I see my role as a psychotherapist as a partnership to help others access their resilience, and guide them toward more deeply satisfying lives and relationships. Pairing creativity and playfulness with being goal-directed, I believe that a balance of leadership and humility is required to help others. With this in mind, I understand that being open to new perspectives and strategies can be both exhilarating and intimidating. It can feel terrifying to share your deepest pain with another person. Whether meeting with me alone, or as a part of a couple or family, I build a trusting therapeutic relationship with my patients that balances respect, collaboration and challenge, allowing for some of the toughest topics to be brought out of the shadows.
Both as a therapist, and supervising and training other clinicians in several evidence-based clinical models, I have helped patients work through a wide range of issues, including terminal illness, addiction, loss, family conflict, depression, anxiety, adoption-related challenges, relational trauma and involvement with the justice system. Firmly believing that it is essential for my patients to see results, I have a solid foundation in evidence-based techniques, including Cognitive Behavioral Therapy, a set of interventions that seek to change thoughts, feelings or behaviors that aren’t working, and replace them with healthier practices. I practiced Functional Family Therapy, a model that relies on strengthening family relationships in order to influence problem behavior, including trauma, aggression and violence, substance abuse, mental health diagnoses/symptoms and educational deficits. Through these experiences, I feel confident helping individuals, couples and families manage crisis, no matter what form it takes.

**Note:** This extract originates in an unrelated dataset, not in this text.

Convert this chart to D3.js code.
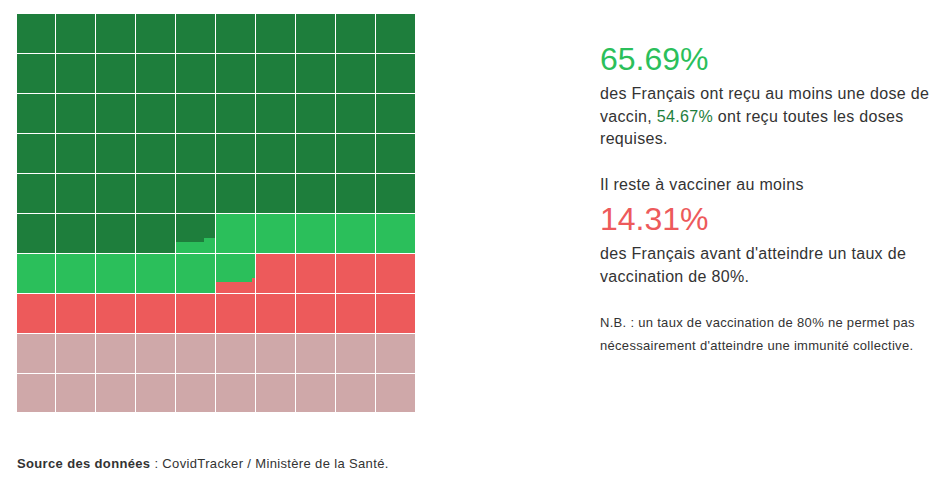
<!DOCTYPE html>
<html>
<head>
<meta charset="utf-8">
<script src="https://cdn.jsdelivr.net/npm/d3@7"></script>
<style>
  html, body { margin: 0; padding: 0; background: #fff; }
  svg { display: block; font-family: "Liberation Sans", Arial, sans-serif; }
</style>
</head>
<body>
<div id="chart"></div>
<script>
"use strict";

// Share of the population, in %, cumulated from the top-left of the waffle
var segments = ["Toutes les doses", "Au moins une dose", "Reste à vacciner (80%)", "Au-delà de 80%"];
var segmentValues = [54.67, 11.02, 14.31, 20.00];
var segmentColors = ["#1e7e3c", "#2bbf5b", "#ed5a5b", "#cfa8a9"];

var firstDose = "65.69%";
var fullDose = "54.67%";
var remaining = "14.31%";

var width = 943,
    height = 481,
    cells = 10,      // 10 x 10 cells, one per percent
    units = 10;      // each cell split in 10 x 10 sub-units

var svg = d3.select("#chart").append("svg")
    .attr("width", width)
    .attr("height", height);

var x = d3.scaleLinear().domain([0, cells]).range([15.5, 415.5]),
    y = d3.scaleLinear().domain([0, cells]).range([13.5, 413.5]);

svg.append("clipPath").attr("id", "waffle-clip")
  .append("rect")
    .attr("x", 17).attr("y", 14)
    .attr("width", 398).attr("height", 398);

var waffle = svg.append("g").attr("clip-path", "url(#waffle-clip)");

// Build the rects : for each segment and each cell, the covered sub-units
var rects = [];
var start = 0;
segmentValues.forEach(function (v, si) {
    var s = Math.round(start * 100),
        e = Math.round((start + v) * 100);
    start += v;
    for (var c = 0; c < cells * cells; c++) {
        var lo = Math.max(s, c * 100) - c * 100,
            hi = Math.min(e, c * 100 + 100) - c * 100;
        if (hi <= lo) continue;
        var col = c % cells, row = Math.floor(c / cells);
        var push = function (u0, u1, r0, r1) {
            rects.push({
                seg: si,
                x0: col + u0 / units, x1: col + u1 / units,
                y0: row + r0 / units, y1: row + r1 / units
            });
        };
        var rFirst = Math.floor(lo / units),
            rLast = Math.floor((hi - 1) / units);
        if (rFirst === rLast) {
            push(lo % units, (hi - 1) % units + 1, rFirst, rFirst + 1);
            continue;
        }
        var midStart = rFirst, midEnd = rLast + 1;
        if (lo % units !== 0) {
            push(lo % units, units, rFirst, rFirst + 1);
            midStart = rFirst + 1;
        }
        if (hi % units !== 0) {
            push(0, hi % units, rLast, rLast + 1);
            midEnd = rLast;
        }
        if (midEnd > midStart) push(0, units, midStart, midEnd);
    }
});

waffle.selectAll("rect.unit")
    .data(rects)
  .enter().append("rect")
    .attr("class", "unit")
    .attr("x", function (d) { return x(d.x0); })
    .attr("y", function (d) { return y(d.y0); })
    .attr("width", function (d) { return x(d.x1) - x(d.x0); })
    .attr("height", function (d) { return y(d.y1) - y(d.y0); })
    .attr("fill", function (d) { return segmentColors[d.seg]; })
    .attr("shape-rendering", "crispEdges");

// White separators between the cells
var inner = d3.range(1, cells);
waffle.selectAll("line.v")
    .data(inner)
  .enter().append("line")
    .attr("x1", function (d) { return x(d); })
    .attr("x2", function (d) { return x(d); })
    .attr("y1", y(0)).attr("y2", y(cells))
    .attr("stroke", "#fff").attr("stroke-width", 1);
waffle.selectAll("line.h")
    .data(inner)
  .enter().append("line")
    .attr("y1", function (d) { return y(d); })
    .attr("y2", function (d) { return y(d); })
    .attr("x1", x(0)).attr("x2", x(cells))
    .attr("stroke", "#fff").attr("stroke-width", 1);

// Text block on the right
var tx = 600;
var text = svg.append("g").attr("fill", "#333");

text.append("text")
    .attr("x", tx).attr("y", 70)
    .attr("font-size", 32)
    .attr("fill", segmentColors[1])
    .text(firstDose);

var l1 = text.append("text").attr("font-size", 16).attr("letter-spacing", 0.32);
l1.append("tspan").attr("x", tx).attr("y", 99).text("des Français ont reçu au moins une dose de");
l1.append("tspan").attr("x", tx).attr("y", 121.5).text("vaccin, ");
l1.append("tspan").attr("fill", segmentColors[0]).text(fullDose);
l1.append("tspan").text(" ont reçu toutes les doses");
l1.append("tspan").attr("x", tx).attr("y", 144).text("requises.");

text.append("text")
    .attr("x", tx).attr("y", 190)
    .attr("font-size", 16).attr("letter-spacing", 0.32)
    .text("Il reste à vacciner au moins");

text.append("text")
    .attr("x", tx).attr("y", 230)
    .attr("font-size", 32)
    .attr("fill", segmentColors[2])
    .text(remaining);

var l2 = text.append("text").attr("font-size", 16).attr("letter-spacing", 0.32);
l2.append("tspan").attr("x", tx).attr("y", 259).text("des Français avant d'atteindre un taux de");
l2.append("tspan").attr("x", tx).attr("y", 281.5).text("vaccination de 80%.");

var nb = text.append("text").attr("font-size", 13).attr("letter-spacing", 0.3);
nb.append("tspan").attr("x", tx).attr("y", 327).text("N.B. : un taux de vaccination de 80% ne permet pas");
nb.append("tspan").attr("x", tx).attr("y", 350).text("nécessairement d'atteindre une immunité collective.");

// Source
var src = svg.append("text")
    .attr("x", 17).attr("y", 468)
    .attr("font-size", 13)
    .attr("letter-spacing", 0.35)
    .attr("fill", "#333");
src.append("tspan").attr("font-weight", "bold").text("Source des données");
src.append("tspan").text(" : CovidTracker / Ministère de la Santé.");
</script>
</body>
</html>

I don’t practice a one-size-fits-all approach to therapy and this is especially true of family therapy. I’ve spent years working with families of all types to help them identify the stumbling blocks and patterns that get in the way of communication and unity. Issues like substance use, divorce and separation, sibling conflict, and significant transitions like new family members or moves can cause families to get stuck in routines and rituals that are unhelpful, and which can keep families from running smoothly and happily. My job is to help identify and disrupt these old patterns, and guide families to create new ones with intentionality and purpose.
No matter the circumstances, I believe that there is untapped wisdom in the individual struggling the most, and strength in even the most fractured relationship. In my work with couples, I know that even the most fulfilling relationships can be complicated. Couples–whether newly joined or well-established–can find themselves in situations that deeply challenge their ability to move forward as a unit. I take an active role in guiding couples through difficult conversations, coaching and teaching to help both partners communicate and advocate for themselves in an effective, compassionate way.
While I have the benefit of experience and training, I understand the necessity of looking at my own assumptions, as I help patients look at theirs. Over the years, my patients have taught me important lessons that stuck with me. Terminally ill patients have shown me how to maintain grace during suffering. Headstrong teens have reminded me of the importance of being grounded and honest. My most successful and seemingly “together” patients have taught me about the beauty of being vulnerable with another person. Working with deeply distressed families gave me perhaps the most influential lesson of my career: seeing love, grit and incredible resilience where others see brokenness. Remaining open to learning in my partnerships with patients, I believe everyone has the ability to heal and we are often far more able than we think.